REQUIRED WORK. A single run of lines is to be printed exactly: starting at the line with "Rebuild this chart" and ending at the line with "over 20 years", both included. Leave the pictures out.

RECORDS PROVIDED.
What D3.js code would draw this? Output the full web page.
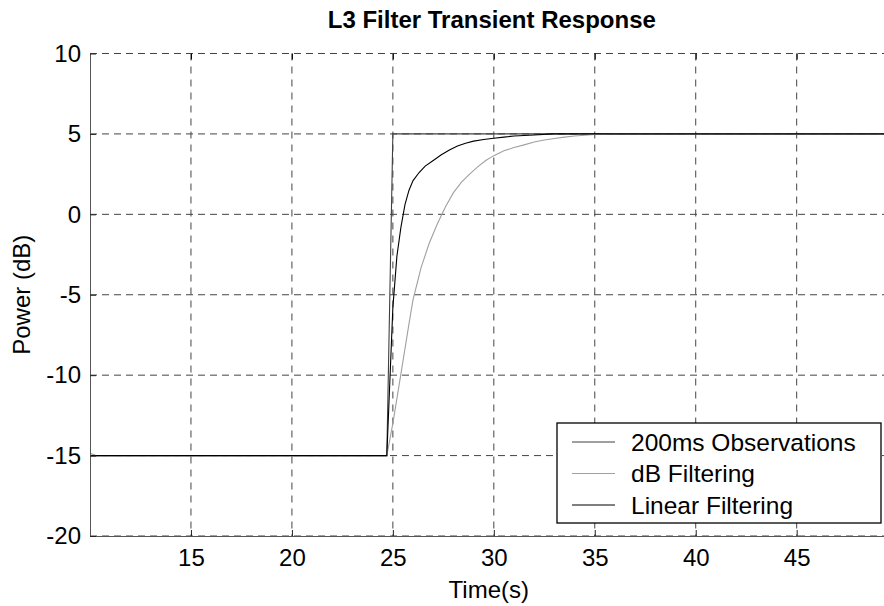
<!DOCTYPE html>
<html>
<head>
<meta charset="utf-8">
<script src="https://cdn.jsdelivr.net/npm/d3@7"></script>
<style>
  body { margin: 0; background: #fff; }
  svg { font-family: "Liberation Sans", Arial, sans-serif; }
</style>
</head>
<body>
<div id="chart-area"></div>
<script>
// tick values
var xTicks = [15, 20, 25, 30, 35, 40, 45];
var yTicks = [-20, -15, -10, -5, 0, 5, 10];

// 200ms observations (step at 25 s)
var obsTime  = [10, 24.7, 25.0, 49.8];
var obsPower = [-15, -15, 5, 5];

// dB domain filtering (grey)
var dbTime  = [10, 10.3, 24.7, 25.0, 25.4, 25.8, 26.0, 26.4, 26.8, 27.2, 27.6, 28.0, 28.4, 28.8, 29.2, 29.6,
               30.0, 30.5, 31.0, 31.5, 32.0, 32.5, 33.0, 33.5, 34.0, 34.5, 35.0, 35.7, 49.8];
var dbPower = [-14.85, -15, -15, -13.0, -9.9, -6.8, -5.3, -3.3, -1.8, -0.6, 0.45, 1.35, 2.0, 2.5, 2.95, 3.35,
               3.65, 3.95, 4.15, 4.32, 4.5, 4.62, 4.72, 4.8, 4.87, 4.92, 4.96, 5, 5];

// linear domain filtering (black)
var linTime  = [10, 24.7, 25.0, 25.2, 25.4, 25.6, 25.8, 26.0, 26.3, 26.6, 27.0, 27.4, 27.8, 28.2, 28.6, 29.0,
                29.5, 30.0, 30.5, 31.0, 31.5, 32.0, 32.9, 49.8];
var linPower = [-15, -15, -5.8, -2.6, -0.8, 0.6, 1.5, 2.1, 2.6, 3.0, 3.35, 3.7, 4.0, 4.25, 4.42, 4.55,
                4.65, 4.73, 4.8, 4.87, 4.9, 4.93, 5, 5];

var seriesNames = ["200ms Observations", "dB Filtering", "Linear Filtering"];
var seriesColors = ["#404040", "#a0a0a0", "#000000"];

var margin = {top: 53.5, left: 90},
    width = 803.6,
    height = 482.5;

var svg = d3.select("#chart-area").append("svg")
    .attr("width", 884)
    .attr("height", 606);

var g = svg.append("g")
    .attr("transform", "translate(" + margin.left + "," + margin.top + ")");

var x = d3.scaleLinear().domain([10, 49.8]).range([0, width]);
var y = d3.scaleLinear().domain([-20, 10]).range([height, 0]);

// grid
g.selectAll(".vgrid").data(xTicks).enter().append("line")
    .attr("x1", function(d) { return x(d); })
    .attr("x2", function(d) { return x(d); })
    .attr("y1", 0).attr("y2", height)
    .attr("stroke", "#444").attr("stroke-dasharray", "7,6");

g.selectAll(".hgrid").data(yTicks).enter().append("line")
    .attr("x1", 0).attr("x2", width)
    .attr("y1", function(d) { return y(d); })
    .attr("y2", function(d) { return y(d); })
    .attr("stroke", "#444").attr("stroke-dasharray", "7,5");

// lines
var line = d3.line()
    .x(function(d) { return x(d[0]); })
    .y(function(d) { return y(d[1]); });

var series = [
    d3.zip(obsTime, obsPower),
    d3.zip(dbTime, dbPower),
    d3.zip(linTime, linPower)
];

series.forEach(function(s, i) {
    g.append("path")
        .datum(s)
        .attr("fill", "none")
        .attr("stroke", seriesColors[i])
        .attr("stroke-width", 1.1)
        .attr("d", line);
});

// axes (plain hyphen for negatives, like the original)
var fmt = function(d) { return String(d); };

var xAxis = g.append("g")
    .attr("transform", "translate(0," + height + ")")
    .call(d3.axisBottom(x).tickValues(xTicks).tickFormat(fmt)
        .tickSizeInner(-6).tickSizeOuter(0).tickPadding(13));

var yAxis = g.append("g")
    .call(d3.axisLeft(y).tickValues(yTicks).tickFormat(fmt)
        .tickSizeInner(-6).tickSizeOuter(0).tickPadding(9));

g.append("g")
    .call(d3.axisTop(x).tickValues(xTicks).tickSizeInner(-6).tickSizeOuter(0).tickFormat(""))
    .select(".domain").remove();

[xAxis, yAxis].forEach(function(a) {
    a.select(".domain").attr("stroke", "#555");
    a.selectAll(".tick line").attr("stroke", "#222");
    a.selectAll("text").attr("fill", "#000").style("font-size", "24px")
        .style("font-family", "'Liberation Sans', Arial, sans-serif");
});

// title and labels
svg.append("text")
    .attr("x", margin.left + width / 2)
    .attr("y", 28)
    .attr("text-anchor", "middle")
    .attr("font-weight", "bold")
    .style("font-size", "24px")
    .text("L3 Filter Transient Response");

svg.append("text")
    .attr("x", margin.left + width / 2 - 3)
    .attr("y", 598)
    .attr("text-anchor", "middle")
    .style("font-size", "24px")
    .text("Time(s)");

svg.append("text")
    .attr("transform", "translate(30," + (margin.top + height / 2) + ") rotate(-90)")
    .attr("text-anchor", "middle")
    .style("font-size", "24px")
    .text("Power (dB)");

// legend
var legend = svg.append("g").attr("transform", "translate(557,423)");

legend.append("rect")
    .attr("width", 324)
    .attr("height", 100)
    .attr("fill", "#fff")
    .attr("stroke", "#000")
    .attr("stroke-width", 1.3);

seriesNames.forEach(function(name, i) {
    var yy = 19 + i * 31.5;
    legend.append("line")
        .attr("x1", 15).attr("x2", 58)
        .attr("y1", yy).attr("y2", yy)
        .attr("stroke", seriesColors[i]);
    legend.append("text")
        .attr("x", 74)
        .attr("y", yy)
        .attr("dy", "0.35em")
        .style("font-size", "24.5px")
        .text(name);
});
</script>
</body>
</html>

--

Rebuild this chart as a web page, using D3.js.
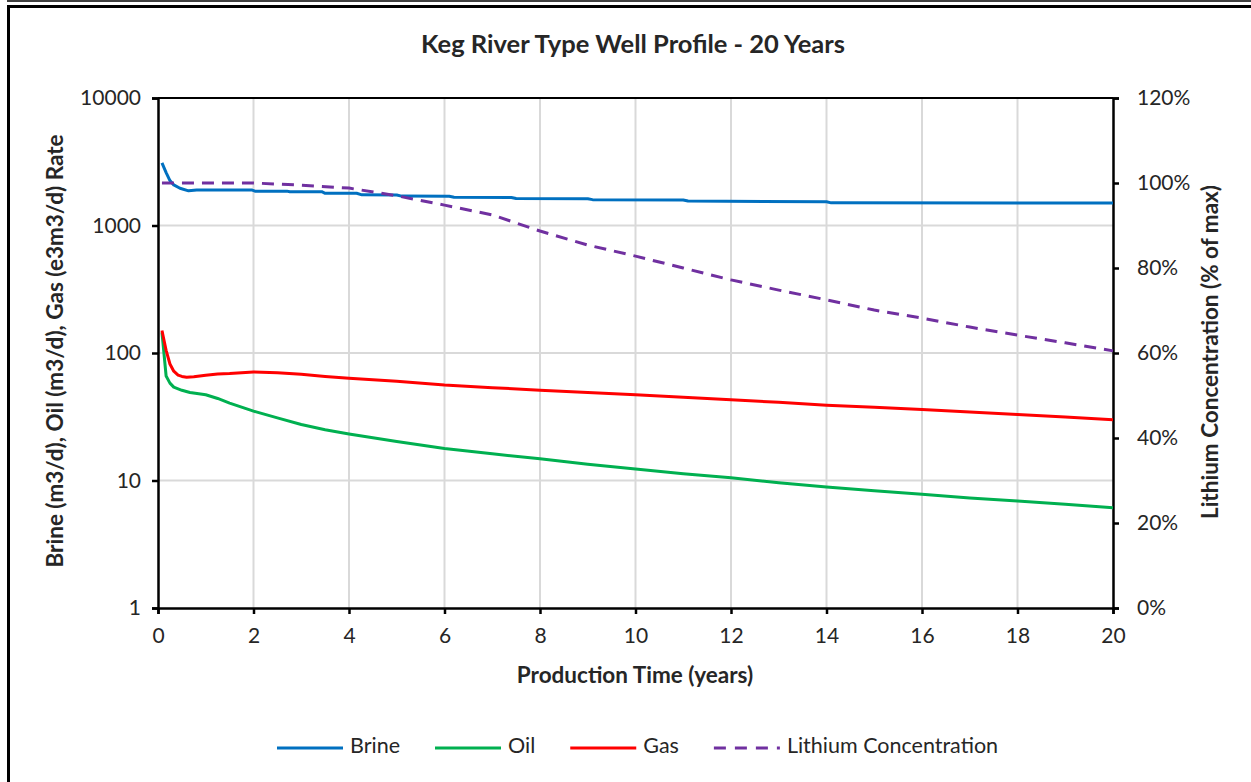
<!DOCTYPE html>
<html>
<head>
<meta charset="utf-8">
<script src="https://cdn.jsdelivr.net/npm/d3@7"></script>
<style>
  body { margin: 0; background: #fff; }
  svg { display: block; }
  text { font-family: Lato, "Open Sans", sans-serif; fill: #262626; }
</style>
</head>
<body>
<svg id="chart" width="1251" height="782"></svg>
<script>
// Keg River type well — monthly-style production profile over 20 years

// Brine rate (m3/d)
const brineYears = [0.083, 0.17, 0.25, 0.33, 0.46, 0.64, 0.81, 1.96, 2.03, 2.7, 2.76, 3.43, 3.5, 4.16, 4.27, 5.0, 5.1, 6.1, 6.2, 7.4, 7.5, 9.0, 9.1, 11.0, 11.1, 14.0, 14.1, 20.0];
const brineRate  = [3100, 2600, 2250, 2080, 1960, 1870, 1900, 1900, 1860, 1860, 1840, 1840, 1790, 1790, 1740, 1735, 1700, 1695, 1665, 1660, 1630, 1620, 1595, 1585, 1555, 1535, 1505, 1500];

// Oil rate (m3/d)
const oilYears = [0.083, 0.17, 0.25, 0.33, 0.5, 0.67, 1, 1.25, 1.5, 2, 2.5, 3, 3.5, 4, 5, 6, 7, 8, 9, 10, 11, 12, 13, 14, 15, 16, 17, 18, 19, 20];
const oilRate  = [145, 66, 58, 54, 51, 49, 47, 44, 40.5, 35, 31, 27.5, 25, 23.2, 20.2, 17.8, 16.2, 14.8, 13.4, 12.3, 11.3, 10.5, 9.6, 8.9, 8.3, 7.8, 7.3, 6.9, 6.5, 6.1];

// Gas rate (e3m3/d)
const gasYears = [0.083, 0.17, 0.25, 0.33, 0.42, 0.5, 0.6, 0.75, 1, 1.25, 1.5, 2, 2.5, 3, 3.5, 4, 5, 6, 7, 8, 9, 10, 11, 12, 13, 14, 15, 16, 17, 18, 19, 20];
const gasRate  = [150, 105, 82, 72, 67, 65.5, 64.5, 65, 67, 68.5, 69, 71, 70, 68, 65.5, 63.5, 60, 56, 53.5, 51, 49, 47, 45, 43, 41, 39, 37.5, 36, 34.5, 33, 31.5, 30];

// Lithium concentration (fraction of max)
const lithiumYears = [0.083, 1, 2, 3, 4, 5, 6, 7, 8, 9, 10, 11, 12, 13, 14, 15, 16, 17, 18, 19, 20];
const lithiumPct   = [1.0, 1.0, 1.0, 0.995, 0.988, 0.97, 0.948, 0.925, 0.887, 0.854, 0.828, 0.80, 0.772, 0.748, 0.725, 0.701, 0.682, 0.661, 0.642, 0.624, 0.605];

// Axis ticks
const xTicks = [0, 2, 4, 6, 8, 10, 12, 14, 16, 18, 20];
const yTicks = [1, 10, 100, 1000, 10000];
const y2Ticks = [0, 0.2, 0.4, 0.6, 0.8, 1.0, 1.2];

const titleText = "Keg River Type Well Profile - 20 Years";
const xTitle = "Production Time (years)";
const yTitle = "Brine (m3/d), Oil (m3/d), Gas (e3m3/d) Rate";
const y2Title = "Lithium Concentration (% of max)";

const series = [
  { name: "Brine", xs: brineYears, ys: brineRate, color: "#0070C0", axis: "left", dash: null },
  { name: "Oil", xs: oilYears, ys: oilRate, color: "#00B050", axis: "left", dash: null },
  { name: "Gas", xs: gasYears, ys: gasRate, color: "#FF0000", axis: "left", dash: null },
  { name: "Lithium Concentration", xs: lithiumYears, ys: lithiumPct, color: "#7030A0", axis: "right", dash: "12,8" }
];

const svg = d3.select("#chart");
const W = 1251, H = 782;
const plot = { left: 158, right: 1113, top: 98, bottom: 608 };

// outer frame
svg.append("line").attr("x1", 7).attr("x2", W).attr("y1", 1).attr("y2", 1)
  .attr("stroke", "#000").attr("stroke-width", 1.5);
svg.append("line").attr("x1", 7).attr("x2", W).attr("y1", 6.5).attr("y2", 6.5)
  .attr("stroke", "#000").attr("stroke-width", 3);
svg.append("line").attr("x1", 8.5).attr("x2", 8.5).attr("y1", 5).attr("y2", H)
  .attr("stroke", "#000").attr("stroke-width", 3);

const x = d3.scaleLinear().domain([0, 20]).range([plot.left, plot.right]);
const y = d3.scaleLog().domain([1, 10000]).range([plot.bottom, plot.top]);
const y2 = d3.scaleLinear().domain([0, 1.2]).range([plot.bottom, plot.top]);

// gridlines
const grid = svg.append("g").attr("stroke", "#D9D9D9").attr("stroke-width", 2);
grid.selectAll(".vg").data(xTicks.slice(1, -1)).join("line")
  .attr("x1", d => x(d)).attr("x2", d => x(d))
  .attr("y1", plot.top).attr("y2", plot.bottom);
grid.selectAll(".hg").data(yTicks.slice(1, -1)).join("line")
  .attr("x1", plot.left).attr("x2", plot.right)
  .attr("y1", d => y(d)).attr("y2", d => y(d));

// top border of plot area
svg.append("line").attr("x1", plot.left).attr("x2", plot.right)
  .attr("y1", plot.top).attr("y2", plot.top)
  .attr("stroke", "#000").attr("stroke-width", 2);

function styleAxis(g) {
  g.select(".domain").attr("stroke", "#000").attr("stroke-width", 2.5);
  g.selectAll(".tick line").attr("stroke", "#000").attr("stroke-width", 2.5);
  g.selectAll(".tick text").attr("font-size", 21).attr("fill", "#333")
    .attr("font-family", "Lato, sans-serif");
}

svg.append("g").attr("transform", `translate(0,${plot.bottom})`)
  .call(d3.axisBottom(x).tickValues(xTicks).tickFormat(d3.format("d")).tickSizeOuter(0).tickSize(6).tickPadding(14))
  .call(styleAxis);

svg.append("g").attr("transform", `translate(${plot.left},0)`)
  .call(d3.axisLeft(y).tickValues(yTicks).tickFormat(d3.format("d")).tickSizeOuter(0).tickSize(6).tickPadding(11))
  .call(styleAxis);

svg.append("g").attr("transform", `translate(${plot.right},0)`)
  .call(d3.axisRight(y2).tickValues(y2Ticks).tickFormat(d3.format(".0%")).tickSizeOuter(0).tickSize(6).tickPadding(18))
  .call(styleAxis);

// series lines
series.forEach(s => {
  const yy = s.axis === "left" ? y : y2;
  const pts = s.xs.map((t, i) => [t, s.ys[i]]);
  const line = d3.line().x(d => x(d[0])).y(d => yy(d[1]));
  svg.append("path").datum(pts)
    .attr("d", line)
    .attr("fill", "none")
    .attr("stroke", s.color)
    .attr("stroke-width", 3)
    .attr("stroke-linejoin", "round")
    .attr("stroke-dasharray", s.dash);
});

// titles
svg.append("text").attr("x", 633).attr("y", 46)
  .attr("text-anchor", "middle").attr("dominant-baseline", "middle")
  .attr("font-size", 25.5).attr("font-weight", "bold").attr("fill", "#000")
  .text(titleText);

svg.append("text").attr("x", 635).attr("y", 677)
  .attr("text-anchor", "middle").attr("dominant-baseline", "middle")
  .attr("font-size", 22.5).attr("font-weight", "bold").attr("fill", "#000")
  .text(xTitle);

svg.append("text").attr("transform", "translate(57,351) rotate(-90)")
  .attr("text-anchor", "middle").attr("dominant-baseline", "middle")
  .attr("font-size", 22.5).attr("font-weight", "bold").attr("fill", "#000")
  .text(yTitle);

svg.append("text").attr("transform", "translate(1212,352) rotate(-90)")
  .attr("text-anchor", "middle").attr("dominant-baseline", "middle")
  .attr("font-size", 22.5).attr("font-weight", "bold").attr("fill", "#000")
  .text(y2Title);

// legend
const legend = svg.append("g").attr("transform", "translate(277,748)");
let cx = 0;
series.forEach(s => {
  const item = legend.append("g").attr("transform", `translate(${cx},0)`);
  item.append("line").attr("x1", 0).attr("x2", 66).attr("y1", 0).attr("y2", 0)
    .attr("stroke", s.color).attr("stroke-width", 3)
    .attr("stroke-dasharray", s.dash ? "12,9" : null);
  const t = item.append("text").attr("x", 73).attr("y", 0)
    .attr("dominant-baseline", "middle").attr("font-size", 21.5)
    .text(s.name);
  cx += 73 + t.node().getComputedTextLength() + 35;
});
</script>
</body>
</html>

TASK RESULT.
Rebuild this chart as a web page, using D3.js.
<!DOCTYPE html>
<html>
<head>
<meta charset="utf-8">
<script src="https://cdn.jsdelivr.net/npm/d3@7"></script>
<style>
  body { margin: 0; background: #fff; }
  svg { display: block; }
  text { font-family: Lato, "Open Sans", sans-serif; fill: #262626; }
</style>
</head>
<body>
<svg id="chart" width="1251" height="782"></svg>
<script>
// Keg River type well — monthly-style production profile over 20 years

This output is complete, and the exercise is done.